Day 21, October 31, 1997: Buellton to Leucadia, CA

If you want to figure out where I am, take a look at a map but it might not help much. Leucadia is a tiny beach community about 20 miles north of San Diego. The upshot of this is that I will be able to get down to Border Fields State Park south of San Diego at a reasonable hour, locate the southwestern-most corner of the contiguous US and finish my first edge. Two more to go after that. Who knows, I might even find my way out of California by tomorrow evening.

The drive south today was, shall we say interesting, just to keep it clean. The beginning was screwed up by yet more road closures which forced a considerable backtrack. Later on I missed a few turns that I should have made because the strong sunlight made it impossible to read the computer screen. This caused me to miss one of my scheduled stops: Honda. I don't know what is there, but it was out there on the edge and I missed it and didn't discover the problem until it was too late to go back.

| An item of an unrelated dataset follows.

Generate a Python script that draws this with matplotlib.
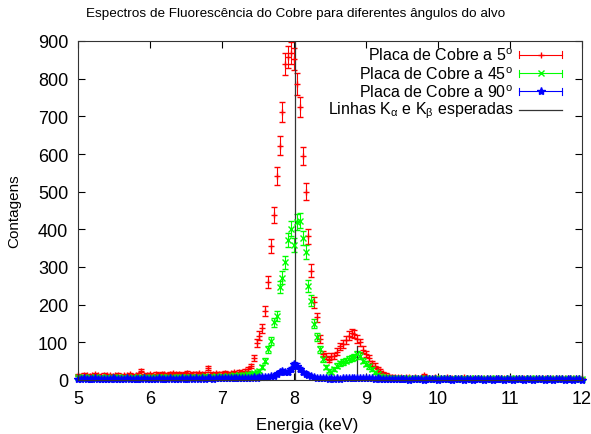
'''
Espectros de fluorescência do cobre (estilo gnuplot)
'''
import numpy as np
from matplotlib import pyplot as plt
from matplotlib.lines import Line2D

# energia dos canais (keV), passo de 0.04
energia = np.round(np.arange(5.0, 12.0001, 0.04), 2)

# contagens
placa_5 = [
    13, 11, 14, 12, 10, 13, 15, 12, 11, 14,
    12, 13, 10, 12, 14, 11, 13, 12, 15, 11,
    12, 14, 25, 13, 14, 15, 13, 16, 14, 17,
    15, 14, 16, 18, 15, 17, 14, 16, 19, 15,
    17, 16, 18, 15, 17, 31, 16, 15, 18, 17,
    16, 19, 17, 18, 20, 17, 22,
    20, 25, 29, 37, 58, 98, 118, 137, 184, 261,
    355, 438, 541, 622, 711, 839, 858, 868, 852, 786,
    724, 595, 500, 381, 290, 206, 166, 110, 69, 63,
    54, 63, 63, 75, 89, 96, 107, 118, 125, 122,
    109, 100, 80, 69, 58, 45, 38, 30, 25, 18,
    14, 10,
    9, 8, 7, 8, 6, 7, 8, 6, 7, 5,
    6, 13, 7, 6, 5, 7, 6, 5, 6, 7,
    5, 6, 4, 6, 5, 7, 5, 6, 4, 5,
    6, 5, 4, 6, 5, 5, 4, 6, 5, 4,
    5, 6, 4, 5, 5, 4, 6, 5, 4, 5,
    4, 5, 6, 4, 5, 4, 5, 4, 6, 5,
    4, 5, 4, 5, 4, 5, 4,
]
placa_45 = [
    7, 6, 8, 6, 7, 5, 7, 6, 8, 6,
    7, 6, 5, 7, 8, 6, 7, 6, 5, 7,
    6, 8, 7, 6, 7, 8, 6, 7, 9, 7,
    8, 7, 6, 8, 7, 9, 8, 7, 8, 9,
    7, 8, 9, 8, 10, 8, 9, 8, 10, 9,
    10, 9, 11, 10, 12, 11, 12,
    13, 14, 15, 16, 18, 20, 25, 34, 51, 82,
    104, 153, 171, 246, 272, 312, 372, 401, 358, 419,
    423, 377, 341, 250, 210, 149, 113, 82, 56, 34,
    25, 20, 29, 38, 45, 48, 51, 55, 58, 62,
    69, 65, 51, 43, 36, 28, 20, 15, 11, 8,
    7, 6,
    5, 6, 4, 5, 4, 5, 3, 4, 5, 4,
    3, 4, 5, 3, 4, 3, 4, 5, 3, 4,
    3, 4, 3, 5, 3, 4, 3, 4, 3, 4,
    3, 4, 3, 3, 4, 3, 4, 3, 3, 4,
    3, 4, 3, 4, 3, 3, 4, 3, 4, 3,
    4, 3, 3, 4, 3, 4, 3, 3, 4, 3,
    3, 4, 3, 3, 4, 3, 3,
]
placa_90 = [
    3, 2, 4, 3, 2, 3, 4, 2, 3, 3,
    2, 3, 4, 3, 2, 3, 3, 4, 2, 3,
    3, 2, 3, 4, 3, 2, 3, 3, 4, 3,
    2, 3, 4, 3, 3, 2, 4, 3, 3, 4,
    3, 4, 3, 4, 3, 4, 4, 3, 5, 4,
    4, 5, 4, 5, 5, 4, 5,
    5, 6, 5, 6, 7, 6, 7, 8, 7, 9,
    10, 11, 16, 20, 25, 22, 20, 29, 42, 38,
    29, 20, 16, 13, 10, 7, 6, 5, 4, 4,
    3, 4, 3, 4, 3, 4, 5, 4, 5, 5,
    6, 5, 5, 4, 5, 4, 3, 4, 3, 3,
    2, 3,
    2, 3, 2, 2, 3, 2, 1, 2, 3, 2,
    2, 1, 2, 3, 2, 2, 1, 2, 2, 3,
    2, 1, 2, 2, 3, 1, 2, 2, 1, 2,
    2, 3, 1, 2, 2, 1, 2, 3, 2, 1,
    2, 2, 1, 2, 3, 2, 1, 2, 2, 1,
    2, 2, 3, 1, 2, 2, 1, 2, 2, 3,
    1, 2, 2, 1, 2, 2, 1,
]

# linhas K esperadas (energia, altura)
linhas_e = [8.01, 8.88]
linhas_h = [1000, 91]

rotulos = [r'Placa de Cobre a 5$^{\mathrm{o}}$',
           r'Placa de Cobre a 45$^{\mathrm{o}}$',
           r'Placa de Cobre a 90$^{\mathrm{o}}$',
           r'Linhas K$_{\mathrm{\alpha}}$ e K$_{\mathrm{\beta}}$ esperadas']
cores = ['#ff0000', '#00ff00', '#0000ff']
marcas = ['+', 'x', '*']
tamanhos = [5, 5, 6]

plt.rcParams['font.family'] = ['Liberation Sans', 'DejaVu Sans']
plt.rcParams['mathtext.fontset'] = 'custom'
plt.rcParams['mathtext.rm'] = 'Liberation Sans'
plt.rcParams['mathtext.it'] = 'Liberation Sans:italic'

fig = plt.figure(figsize=(5.91, 4.35), dpi=100)
ax = fig.add_axes([78 / 591, 1 - 381 / 435, 504 / 591, 339 / 435])

for y, c, m, t in zip([placa_5, placa_45, placa_90], cores, marcas, tamanhos):
    y = np.array(y, dtype=float)
    cont = ax.errorbar(energia, y, yerr=np.sqrt(y), fmt=m, color=c, ms=t, mew=1,
                       elinewidth=0.8, capsize=2.5, capthick=0.8)
    # como no gnuplot, os pontos junto ao eixo não são cortados
    for art in cont.get_children():
        art.set_clip_on(False)

for e, h in zip(linhas_e, linhas_h):
    ax.plot([e, e], [0, h], color='#333333', lw=0.9)

ax.set_xlim(5, 12)
ax.set_ylim(0, 900)
ax.set_xticks(range(5, 13))
ax.set_yticks(range(0, 901, 100))
ax.tick_params(direction='in', length=5, width=0.8, top=True, right=True,
               labelsize=13, pad=7)
for s in ax.spines.values():
    s.set_linewidth(0.8)
    s.set_color('#333333')

ax.set_xlabel('Energia (keV)', fontsize=12)
ax.set_ylabel('Contagens', fontsize=11)
ax.xaxis.set_label_coords(0.454, -0.109)
ax.yaxis.set_label_coords(-0.113, 0.5)
fig.text(0.5, 1 - 14 / 435, 'Espectros de Fluorescência do Cobre para diferentes ângulos do alvo',
         ha='center', va='center', fontsize=9.7)

# legenda à moda do gnuplot
ys = [0.9596, 0.9047, 0.8516, 0.7965]
x0, x1, xm = 0.875, 0.960, 0.918
for i, yy in enumerate(ys):
    ax.text(0.863, yy, rotulos[i], transform=ax.transAxes, ha='right',
            va='center', fontsize=11.5)
    if i < 3:
        ax.add_line(Line2D([x0, x1], [yy, yy], transform=ax.transAxes,
                           color=cores[i], lw=0.8))
        for xx in (x0, x1):
            ax.add_line(Line2D([xx, xx], [yy - 0.011, yy + 0.011],
                               transform=ax.transAxes, color=cores[i], lw=0.8))
        ax.add_line(Line2D([xm], [yy], transform=ax.transAxes, color=cores[i],
                           marker=marcas[i], ms=tamanhos[i], mew=1, ls='none'))
    else:
        ax.add_line(Line2D([x0, x1], [yy, yy], transform=ax.transAxes,
                           color='#333333', lw=0.9))

fig.savefig('out.png', dpi=100)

Then came the good part: the San Diego freeway.

For any of you who haven't driven this jewel, try to imagine a huge highway. No, no, bigger than that! Try ten lanes as a minimum sometimes expanding to eighteen lanes. Now imagine all of these lanes filled with vehicles which never drop anywhere near the 65mph speed limit. Any vehicle traveling that slowly is as good as crushed. Now throw in random instances where all this hurtling metal comes to unexplained screeching halts. That seems a pretty fair description. Now image me driving down this highway with my top down slowly baking my brains and wishing that I had gotten the air conditioning for the Miata, Alaska car or not.

Only one set of pictures today. This is Mission La Purisima located a bit north of Lompoc. Actually the closed road this morning led me to it which I guess makes it a bit of luck. The mission as it stands is one of the most complete in the state. This is actually the second mission in the area, the original 1780s mission having been wiped out by an earthquake. This later mission was built around 1820. Every time I see one of these early sites it leaves me wondering what life on this frontier must have been like. There are always more questions posed that answered by the displays they provide.

Tomorrow should find me somewhere in the desert heading east and I will definitely not have the top down as we continue our 12,000-mile tour of the edge of the USA.